Use of Cognitive Bias Modification (CBM) as Part of Treatment for OCD within a Residential Treatment Setting
Starting Date: 11/16
The first study of its kind, researchers will investigate an idiographic version (individualized version) of attention retraining on a hand held device for its usefulness as a residential treatment enhancement tool for OCD.
- Rogers will recruit approximately 60 adults who are in treatment at Rogers Behavioral Health’s OCD Residential Treatment Center in Oconomowoc to volunteer for this study.
- Half of the participants will be assigned to an active group for the enhanced treatment, the other half will be placed in a placebo group.
- This is a double-blind study in which neither the participants nor the researchers know who is receiving treatment and who is part of the placebo group.
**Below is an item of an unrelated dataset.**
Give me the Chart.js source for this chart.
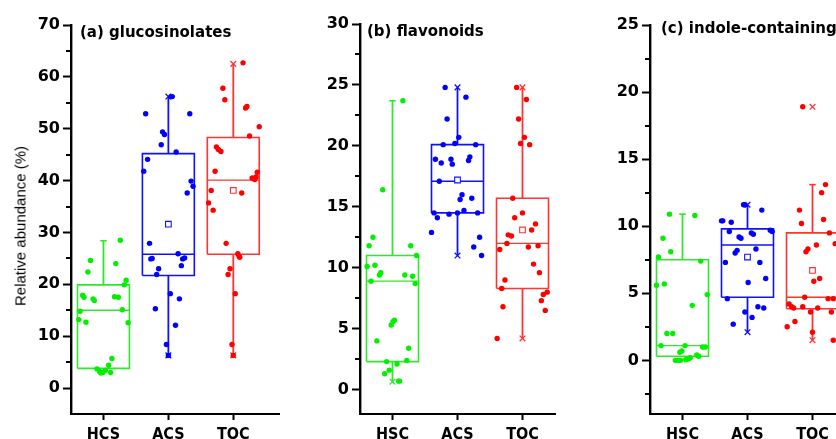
<!DOCTYPE html>
<html>
<head>
<meta charset="utf-8">
<script src="https://cdn.jsdelivr.net/npm/chart.js@4.4.1/dist/chart.umd.min.js"></script>
<style>
  html, body { margin: 0; padding: 0; background: #fff; overflow: hidden; }
  body { width: 836px; height: 439px; position: relative; }
  canvas { position: absolute; top: 0; }
  .ptitle { position: absolute; font: bold 15px "DejaVu Sans", sans-serif; line-height: 15px; color: #000; white-space: nowrap; }
  #ytitle { position: absolute; left: 20px; top: 226px; transform: translate(-50%, -50%) rotate(-90deg);
    font: 15px "Liberation Sans", Arial, sans-serif; white-space: nowrap; color: #000; }
</style>
</head>
<body>
<canvas id="cA" width="285" height="439" style="left:0px"></canvas>
<canvas id="cB" width="290" height="439" style="left:275px"></canvas>
<canvas id="cC" width="290" height="439" style="left:565px"></canvas>
<div class="ptitle" style="left:80px;top:25px">(a) glucosinolates</div>
<div class="ptitle" style="left:367px;top:24px">(b) flavonoids</div>
<div class="ptitle" style="left:661px;top:21px">(c) indole-containing</div>
<div id="ytitle">Relative abundance (%)</div>
<script>
// ---- data ----
const labelsA = ["HCS", "ACS", "TOC"];
const labelsBC = ["HSC", "ACS", "TOC"];

// (a) glucosinolates
const glucoHCS = [28.5,24.6,24.0,22.4,20.8,19.9,17.9,17.5,17.2,16.9,17.6,17.5,14.8,15.1,13.2,12.7,12.6,5.7,4.4,3.7,3.2,3.0,3.4,3.0,2.9];
const glucoHCSJit = [0.26,-0.20,0.19,-0.24,0.35,0.32,-0.32,-0.30,-0.16,-0.14,0.17,0.23,-0.36,0.29,-0.38,-0.27,0.38,0.13,0.08,-0.10,-0.06,-0.01,0.03,0.11,-0.04];
const glucoACS = [56.2,56.2,52.9,52.9,49.4,48.9,46.9,45.5,44.1,41.8,39.9,38.9,37.6,27.9,25.0,24.9,25.9,25.1,24.9,23.0,23.6,21.9,18.2,17.2,15.3,12.1,8.4,6.3];
const glucoACSJit = [0.04,0.06,-0.35,0.33,-0.09,-0.06,-0.11,0.12,-0.32,-0.38,0.35,0.38,0.29,-0.29,-0.25,-0.27,0.15,0.25,0.22,-0.15,0.20,-0.18,0.03,0.17,-0.20,0.11,-0.03,0];
const glucoTOC = [62.7,57.8,55.6,54.3,54.0,50.4,48.6,46.5,46.0,45.6,41.8,41.6,40.5,40.2,40.7,38.1,37.6,35.7,34.3,27.9,25.9,25.4,25.2,23.0,21.9,18.2,8.4,6.3];
const glucoTOCJit = [0.15,-0.16,-0.13,0.21,0.19,0.40,0.25,-0.26,-0.23,-0.19,-0.28,0.37,0.29,0.33,0.35,-0.34,0.13,-0.38,-0.31,-0.11,0.07,0.09,0.10,-0.05,-0.08,0.03,-0.02,0];
const glucoQ1 = [3.8, 21.7, 25.8];
const glucoMed = [15.0, 25.8, 40.1];
const glucoQ3 = [19.9, 45.2, 48.3];
const glucoLo = [3.8, 6.3, 6.3];
const glucoHi = [28.4, 56.2, 62.5];
const glucoMean = [null, 31.6, 38.1];
const glucoCaps = [[28.4], [], []];
const glucoCross = [[], [6.3, 56.2], [6.3, 62.5]];

// (b) flavonoids
const flavHSC = [23.7,16.4,12.5,11.8,11.8,11.0,10.1,10.2,9.6,9.4,9.4,9.3,8.7,8.9,5.7,5.6,5.3,4.0,3.4,2.3,2.1,2.4,1.6,1.3,0.7,0.7];
const flavHSCJit = [0.16,-0.15,-0.30,-0.36,0.28,0.37,-0.39,-0.27,-0.18,-0.20,0.19,0.31,0.35,-0.33,0.03,0.01,-0.02,-0.24,0.25,-0.09,0.07,0.22,-0.05,-0.12,0.09,0.11];
const flavACS = [24.8,24.0,22.2,20.7,20.1,20.2,20.1,18.9,18.6,18.9,18.5,19.1,18.8,17.1,16.0,15.7,15.6,14.7,14.5,14.5,14.4,14.5,14.1,12.9,12.5,11.7,11.0];
const flavACSJit = [-0.19,0.13,-0.16,0.02,-0.22,-0.04,0.28,-0.34,-0.25,-0.10,-0.08,0.19,0.17,-0.28,0.07,0.22,0.04,0.10,-0.36,0.31,-0.13,0,-0.31,-0.40,0.34,0.25,0.37];
const flavTOC = [24.8,23.8,22.2,20.7,20.2,20.1,15.7,14.5,14.1,13.6,13.1,12.7,12.6,12.0,11.5,11.7,11.8,10.3,9.6,9.0,8.3,8.0,7.8,7.3,6.8,6.5,4.2];
const flavTOCJit = [-0.09,0.06,-0.06,0.03,-0.03,0.11,-0.15,0,-0.12,0.20,0.14,-0.22,-0.17,-0.24,-0.35,0.09,0.24,0.17,0.26,-0.27,-0.32,0.38,0.32,0.29,-0.30,0.35,-0.39];
const flavQ1 = [2.3, 14.5, 8.3];
const flavMed = [8.9, 17.1, 12.0];
const flavQ3 = [11.0, 20.1, 15.7];
const flavLo = [0.65, 11.0, 4.2];
const flavHi = [23.7, 24.8, 24.8];
const flavMean = [null, 17.2, 13.1];
const flavCaps = [[23.7], [], []];
const flavCross = [[0.65], [11.0, 24.8], [4.2, 24.8]];

// (c) indole-containing
const indHSC = [10.9,10.8,9.1,8.1,7.7,7.4,5.6,5.7,4.9,4.1,2.0,2.0,1.1,1.1,1.0,1.0,0.6,0.7,0.4,0.3,0,0,0,0.05,0.1,0.2];
const indHSCJit = [-0.20,0.19,-0.30,-0.18,-0.37,0.28,-0.40,-0.28,0.38,0.15,-0.24,-0.15,-0.33,0.04,0.31,0.35,-0.04,-0.01,0.22,0.25,-0.11,-0.07,-0.03,0.05,0.09,0.12];
const indACS = [11.6,11.6,11.2,10.4,10.4,10.3,9.7,9.6,9.6,9.5,9.4,9.2,9.1,8.3,8.2,8.0,7.3,7.3,5.8,6.1,4.6,3.6,4.0,3.9,3.2,2.7];
const indACSJit = [-0.06,-0.04,0.22,-0.40,-0.38,-0.25,0.35,0.38,-0.28,0.06,0.09,-0.13,-0.10,0.13,-0.16,-0.19,-0.34,0.19,0.01,0.28,-0.31,-0.04,0.16,0.25,0.07,-0.22];
const indTOC = [18.9,13.1,12.5,11.2,10.5,10.2,9.5,8.7,8.1,8.3,8.6,6.1,5.9,4.7,4.6,4.6,4.2,4.0,3.9,4.0,3.9,3.6,3.6,2.9,2.5,2.1,1.5];
const indTOCJit = [-0.15,0.20,0.14,-0.20,0.17,-0.17,0.26,0.35,-0.10,-0.07,0.06,0.11,0.02,-0.12,0.24,0.32,-0.36,-0.32,-0.29,-0.15,0.08,0.29,-0.03,-0.27,-0.39,0,0.32];
const indQ1 = [0.3, 4.7, 3.85];
const indMed = [1.1, 8.6, 4.7];
const indQ3 = [7.5, 9.8, 9.5];
const indLo = [0.3, 2.1, 1.5];
const indHi = [10.9, 11.6, 13.1];
const indMean = [null, 7.7, 6.7];
const indCaps = [[10.9], [], [13.1]];
const indCross = [[], [2.1, 11.6], [1.5, 18.9]];

// ---- drawing ----
const pointColors = ["#00f000", "#0000ff", "#ff0000"];
const lineColors = ["#2ee82e", "#1010ff", "#ff3333"];
const HW = 0.4;   // box half width (x units)
const CAP = 0.05;

const minorTicks = {
  id: "minorTicks",
  afterDraw(chart, args, opts) {
    const y = chart.scales.y, ctx = chart.ctx;
    ctx.save();
    ctx.strokeStyle = "#000";
    ctx.lineWidth = 2;
    opts.values.forEach(v => {
      const py = Math.round(y.getPixelForValue(v));
      ctx.beginPath();
      ctx.moveTo(chart.chartArea.left - 5, py);
      ctx.lineTo(chart.chartArea.left, py);
      ctx.stroke();
    });
    ctx.restore();
  }
};

function seg(pts, color, w) {
  return { type: "scatter", data: pts, showLine: true, pointRadius: 0, borderColor: color,
    borderWidth: w, fill: false, order: 3 };
}

function makePanel(id, p) {
  const ds = [];
  p.vals.forEach((vals, i) => {
    const c = i + 1;
    ds.push({ type: "scatter", order: 0, pointRadius: 2.7, borderWidth: 0,
      pointBackgroundColor: pointColors[i],
      data: vals.map((v, k) => ({ x: c + p.jit[i][k], y: v })) });
    const lc = lineColors[i];
    ds.push(seg([{x:c-HW,y:p.q1[i]},{x:c+HW,y:p.q1[i]},{x:c+HW,y:p.q3[i]},{x:c-HW,y:p.q3[i]},{x:c-HW,y:p.q1[i]}], lc, 1.6));
    ds.push(seg([{x:c-HW,y:p.med[i]},{x:c+HW,y:p.med[i]}], lc, 1.4));
    ds.push(seg([{x:c,y:p.q3[i]},{x:c,y:p.hi[i]}], lc, 1.8));
    if (p.lo[i] < p.q1[i]) ds.push(seg([{x:c,y:p.lo[i]},{x:c,y:p.q1[i]}], lc, 1.8));
    p.caps[i].forEach(v => ds.push(seg([{x:c-CAP,y:v},{x:c+CAP,y:v}], lc, 1.6)));
    if (p.cross[i].length)
      ds.push({ type: "scatter", order: 1, pointStyle: "crossRot", pointRadius: 4, borderWidth: 1.3,
        borderColor: lc, data: p.cross[i].map(v => ({ x: c, y: v })) });
    if (p.mean[i] != null)
      ds.push({ type: "scatter", order: 1, pointStyle: "rect", pointRadius: 4, borderWidth: 1.1,
        borderColor: lc, backgroundColor: "#fff", data: [{ x: c, y: p.mean[i] }] });
  });

  return new Chart(document.getElementById(id), {
    type: "scatter",
    data: { datasets: ds },
    options: {
      responsive: false,
      animation: false,
      events: [],
      layout: { padding: { top: p.top, right: p.right, left: 0, bottom: 0 } },
      plugins: { legend: { display: false }, tooltip: { enabled: false },
        minorTicks: { values: p.minor } },
      scales: {
        x: {
          type: "linear", min: 0.5, max: p.xMax,
          afterBuildTicks: s => { s.ticks = [1, 2, 3].map(v => ({ value: v })); },
          afterFit: s => { s.height = 25; },
          border: { display: true, color: "#000", width: 2 },
          grid: { drawOnChartArea: false, tickLength: 6, tickWidth: 2, tickColor: "#000" },
          ticks: { padding: 5, color: "#000", maxRotation: 0,
            font: { family: "'DejaVu Sans Condensed', 'DejaVu Sans', sans-serif", size: 16, weight: "bold" },
            callback: v => p.labels[v - 1] }
        },
        y: {
          min: p.yMin, max: p.yMax,
          afterBuildTicks: s => { s.ticks = p.major.map(v => ({ value: v })); },
          afterFit: s => { s.width = p.yWidth; },
          border: { display: true, color: "#000", width: 2.4 },
          grid: { drawOnChartArea: false, tickLength: 8, tickWidth: 2, tickColor: "#000" },
          ticks: { padding: 3, color: "#000",
            font: { family: "'DejaVu Sans', sans-serif", size: 16, weight: "bold" } }
        }
      }
    },
    plugins: [minorTicks]
  });
}

makePanel("cA", {
  labels: labelsA, vals: [glucoHCS, glucoACS, glucoTOC], jit: [glucoHCSJit, glucoACSJit, glucoTOCJit],
  q1: glucoQ1, med: glucoMed, q3: glucoQ3, lo: glucoLo, hi: glucoHi, mean: glucoMean,
  caps: glucoCaps, cross: glucoCross,
  yMin: -5, yMax: 70, major: [0, 10, 20, 30, 40, 50, 60, 70], minor: [5, 15, 25, 35, 45, 55, 65],
  xMax: 3.715, yWidth: 71, top: 25, right: 5
});
makePanel("cB", {
  labels: labelsBC, vals: [flavHSC, flavACS, flavTOC], jit: [flavHSCJit, flavACSJit, flavTOCJit],
  q1: flavQ1, med: flavMed, q3: flavQ3, lo: flavLo, hi: flavHi, mean: flavMean,
  caps: flavCaps, cross: flavCross,
  yMin: -2, yMax: 30, major: [0, 5, 10, 15, 20, 25, 30], minor: [2.5, 7.5, 12.5, 17.5, 22.5, 27.5],
  xMax: 3.5, yWidth: 85, top: 24, right: 10
});
makePanel("cC", {
  labels: labelsBC, vals: [indHSC, indACS, indTOC], jit: [indHSCJit, indACSJit, indTOCJit],
  q1: indQ1, med: indMed, q3: indQ3, lo: indLo, hi: indHi, mean: indMean,
  caps: indCaps, cross: indCross,
  yMin: -4, yMax: 25, major: [0, 5, 10, 15, 20, 25], minor: [-2.5, 2.5, 7.5, 12.5, 17.5, 22.5],
  xMax: 3.5, yWidth: 85, top: 25, right: 10
});
</script>
</body>
</html>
This procedure prevents bias in research results.
- Within 48 hours following admission to the Treatment Center, each participant meets with a member of the research team for training and to begin using the iPhone application.
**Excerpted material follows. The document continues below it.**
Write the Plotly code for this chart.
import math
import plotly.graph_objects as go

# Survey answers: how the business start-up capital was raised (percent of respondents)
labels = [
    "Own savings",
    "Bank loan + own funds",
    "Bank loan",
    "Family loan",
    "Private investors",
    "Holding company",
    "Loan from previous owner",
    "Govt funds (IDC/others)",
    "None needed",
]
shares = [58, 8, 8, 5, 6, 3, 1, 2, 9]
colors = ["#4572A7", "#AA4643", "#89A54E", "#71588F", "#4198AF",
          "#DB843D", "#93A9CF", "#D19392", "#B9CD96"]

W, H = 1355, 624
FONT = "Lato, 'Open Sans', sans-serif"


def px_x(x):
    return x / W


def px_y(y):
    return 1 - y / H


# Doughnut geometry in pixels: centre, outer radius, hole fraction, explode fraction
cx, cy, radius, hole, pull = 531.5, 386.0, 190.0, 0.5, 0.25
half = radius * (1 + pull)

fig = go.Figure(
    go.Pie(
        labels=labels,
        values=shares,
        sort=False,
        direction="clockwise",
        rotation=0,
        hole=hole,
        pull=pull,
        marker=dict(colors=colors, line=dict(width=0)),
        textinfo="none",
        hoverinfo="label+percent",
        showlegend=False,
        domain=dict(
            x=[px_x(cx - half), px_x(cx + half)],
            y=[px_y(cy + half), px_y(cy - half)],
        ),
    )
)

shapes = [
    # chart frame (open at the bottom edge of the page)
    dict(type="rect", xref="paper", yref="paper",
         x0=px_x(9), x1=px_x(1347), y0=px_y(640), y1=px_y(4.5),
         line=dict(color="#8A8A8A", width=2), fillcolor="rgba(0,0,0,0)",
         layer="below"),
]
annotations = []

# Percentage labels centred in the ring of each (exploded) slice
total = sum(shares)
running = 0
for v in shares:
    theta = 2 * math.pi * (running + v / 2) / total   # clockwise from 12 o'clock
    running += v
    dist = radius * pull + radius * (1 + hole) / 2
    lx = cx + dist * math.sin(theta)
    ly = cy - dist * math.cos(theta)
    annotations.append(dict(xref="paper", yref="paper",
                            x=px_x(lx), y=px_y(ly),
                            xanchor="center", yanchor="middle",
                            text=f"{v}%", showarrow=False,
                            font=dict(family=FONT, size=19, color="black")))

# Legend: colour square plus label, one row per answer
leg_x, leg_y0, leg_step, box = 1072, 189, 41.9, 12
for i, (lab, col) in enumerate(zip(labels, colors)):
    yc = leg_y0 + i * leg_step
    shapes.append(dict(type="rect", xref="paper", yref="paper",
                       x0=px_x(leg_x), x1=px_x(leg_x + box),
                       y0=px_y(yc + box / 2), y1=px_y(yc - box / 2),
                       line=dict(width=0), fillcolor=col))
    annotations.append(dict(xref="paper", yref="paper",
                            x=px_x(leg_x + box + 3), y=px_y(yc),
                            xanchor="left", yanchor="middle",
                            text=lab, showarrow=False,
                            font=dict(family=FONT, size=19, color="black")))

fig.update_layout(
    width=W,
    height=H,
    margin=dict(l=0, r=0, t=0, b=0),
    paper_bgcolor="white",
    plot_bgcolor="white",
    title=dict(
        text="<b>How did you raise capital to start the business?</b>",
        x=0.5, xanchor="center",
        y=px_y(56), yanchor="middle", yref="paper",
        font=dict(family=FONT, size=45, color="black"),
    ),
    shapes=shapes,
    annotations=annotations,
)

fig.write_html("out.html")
- The participant will have a clinical interview, to determine a baseline in OCD symptoms and create words to be used in the app, with a member of our research staff.
- The content (word choices for display on the iPhone application) is individualized for each participant, with a selection of 24 neutral words and 24 words that the participant perceives as threatening.
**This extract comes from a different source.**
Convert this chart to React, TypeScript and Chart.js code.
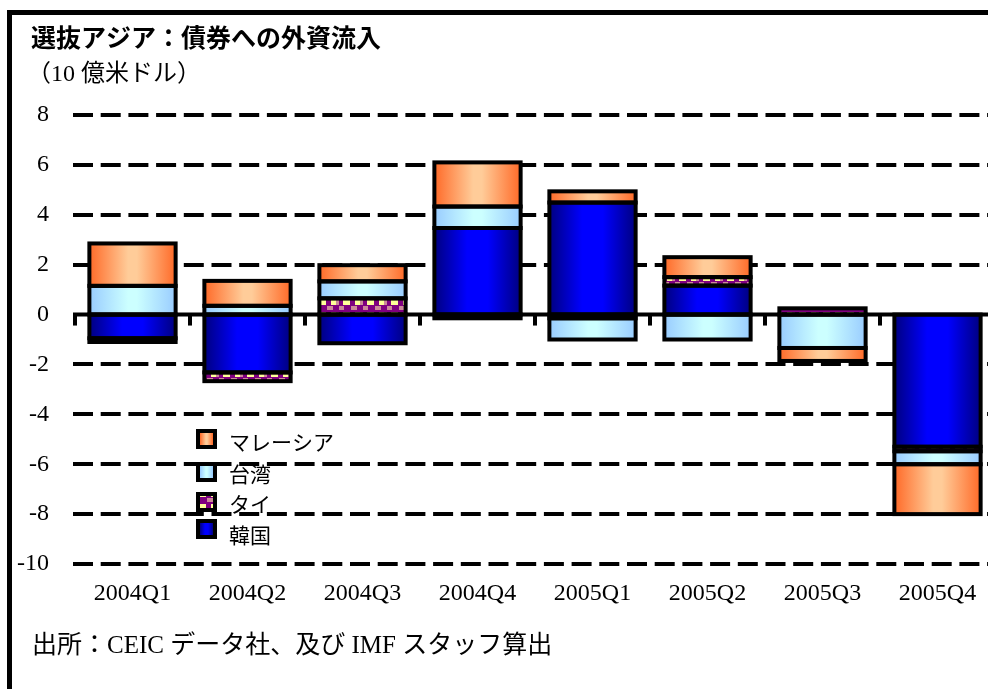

- Participants meet individually with a member of the research team each weekday during their residential stay to use the CBM iPhone application. Bi-weekly and final assessments regarding a variety of mental health symptoms, including those for anxiety and depression will also take place.
- Only key research personnel will have access to the encrypted data files and will conduct the analysis using this information.
- Researchers will compare the active and placebo groups to assess if the iPhone application was successful in producing a greater reduction in symptoms for people who are also currently receiving treatment for OCD.